By Dr. Tommy Stringer
Corsicana Daily Sun
Wilbarger County, whose county seat is Vernon, is in northwest of Wichita Falls and southeast of Childress. The area was part of the Comanche buffalo hunting grounds until the arrival of the Anglo settlers in the years immediately after the Civil War. When the county was organized in 1881, there were only 56 eligible voters. Vernon was designated as the seat of government short after the county was organized. There is some dispute regarding the naming of Vernon. One story claims it was named for Mount Vernon, home of George Washington, while others claim it was named for a traveling whiskey salesman named Vernon Brown.
There is no dispute regarding the namesake of Wilbarger County, however. It honors the memory of Texas pioneer Josiah Pugh Wilbarger who was born in 1801. Some sources indicate his birthplace was Virginia, but others say he was a native of Kentucky. In 1827 he moved to Matagorda, Texas, where he taught school and worked as a surveyor. Wilbarger received a 4,400 acre land grant from Stephen F. Austin ten miles north of present day Bastrop on the Colorado River.
In 1833 Wilbarger was a member of a surveying party that was attacked by Indians near Pecan Springs four miles east of present-day downtown Austin. Two members of the party were killed immediately in the attack, and Wilbarger was wounded, with arrows lodged in both legs. One of the other party members hoisted the wounded Wilbarger on to a horse in an attempt to escape, but as they rode away, Wilbarger was hit again. As he fell from his horse, it appeared he could not survive. In fact, as they rode away from the scene of the attack, one survivor witnessed Wilbarger being scalped by an Indian. Those who did escape arrived at a farm owned by Ruben Hornsby to report the news of the attack and to announce Wilbarger’s death.

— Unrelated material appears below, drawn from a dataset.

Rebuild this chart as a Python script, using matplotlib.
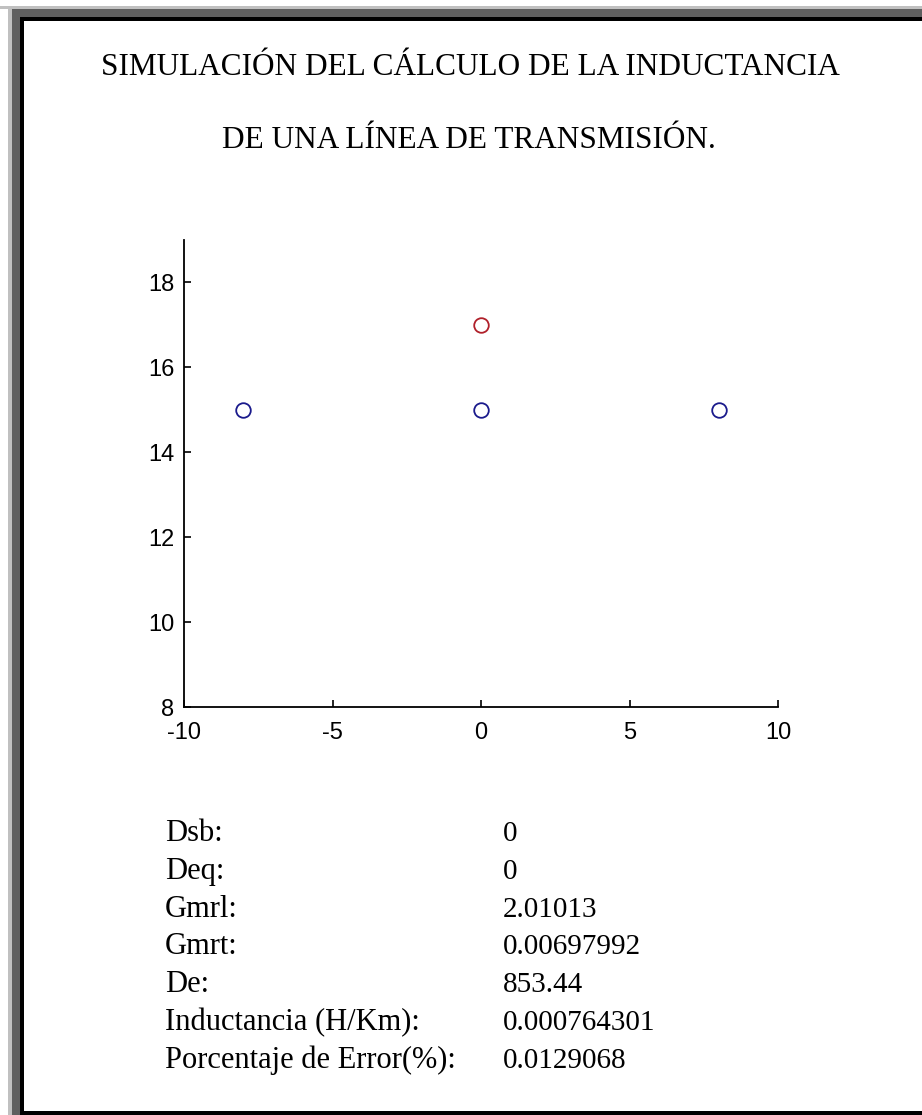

During the night, Mrs. Hornsby awakened her husband to tell him she had seen Wilbarger in a dream, still alive. He dismissed her story, but she awakened him a second time with the same dream. He promised to lead a search party at daylight. Arriving at the scene of the massacre, they found Wilbarger under a tree, covered with blood, but still alive. Wilbarger claimed that during the night he had a dream in which his sister from Missouri told him help was on the way. Some weeks later Wilbarger learned that his sister had died on the very night she had appeared in his dream. Although he never completely recovered from his injuries from the attack, Wilbarger lived another 11 years. He died after bumping his head on a low rafter in his barn, but his memory lives on in west Texas county that bears his name.